My prompt used to be a tiny novel. Full hostname, full path, git branch, git status symbols, language version, the time, a battery indicator, and a little arrow that changed colour for reasons I'd long forgotten. It looked impressive in screenshots and told me almost nothing useful, because when everything is on screen, nothing stands out. The job of a prompt isn't to show off what it can detect. It's to tell me the one thing that's about to bite me.

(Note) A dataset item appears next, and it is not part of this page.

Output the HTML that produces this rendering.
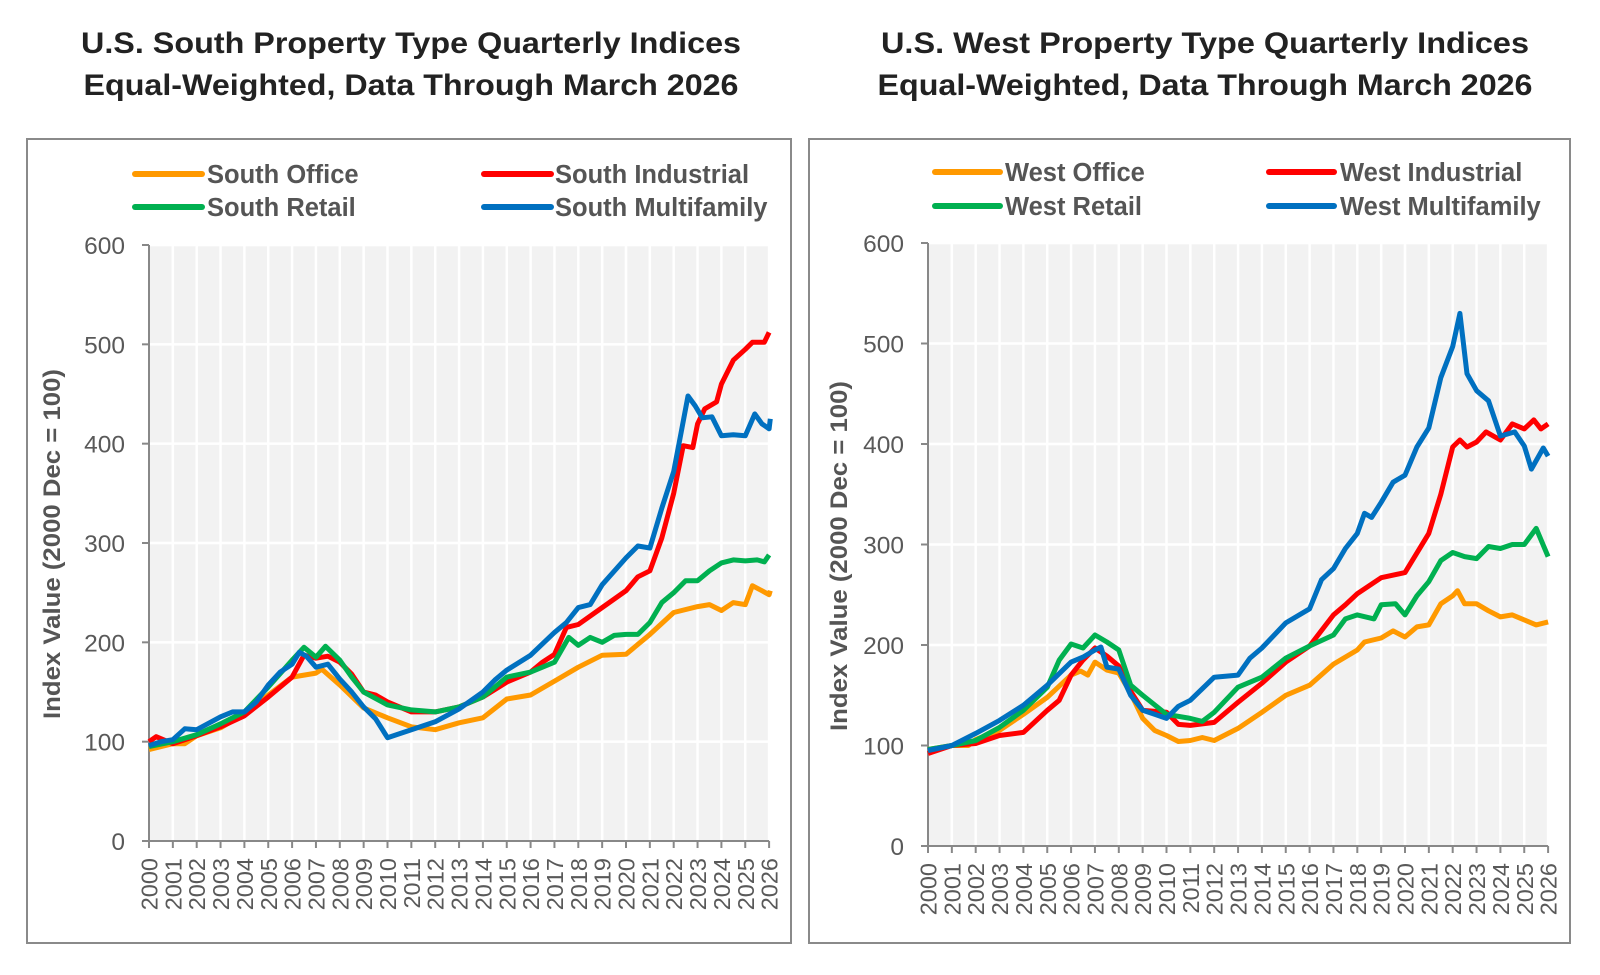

So I stripped it back and rebuilt around a single question: what do I need to know before I press enter? Everything that survives the prompt has to earn its place by answering that.

Code on a screen

What stayed, and why:

  • The path, shortened. I almost never need the full path. I need to know I'm in the right repo and roughly where. So the prompt shows the last couple of segments and collapses the rest. Enough to orient, not enough to wrap the line.
  • Git state, but only when it's interesting. A clean branch is quiet. The moment there's something uncommitted, ahead/behind the remote, or a stash, then it speaks up. The default state is silence, and silence means "nothing to worry about".
  • A warning when I'm somewhere dangerous. This is the one that actually changed my behaviour. If I'm on a production host, or kubectl is pointed at a context that can hurt people, the prompt goes loud and a colour I can't ignore. The whole point is that the warning only appears when the warning matters.

What went, and why:

  • The clock. My terminal multiplexer already shows the time. Two clocks is one clock too many.
  • Language version badges. I don't switch runtime versions often enough mid-session to need it on every line. When I do care, I'll ask. A version manager telling me on every prompt is answering a question I rarely have.

The mechanism is dull and that's a feature. It's a function that runs before each prompt, checks a handful of cheap things, and emits a string. The only rule I held to is that it has to be fast. A prompt that adds even a noticeable fraction of a second between commands is a tax you pay all day, so anything slow gets cached or dropped. If detecting something costs more than the information is worth, it doesn't go in.

The result is a prompt that's blank and calm most of the time, and shouts exactly when I need it to. The day it stopped me running a destructive command against the wrong cluster, because the context badge was glowing red and I actually noticed, it paid for every minute I spent tuning it. That's the whole brief: quiet until it isn't, and right when it speaks.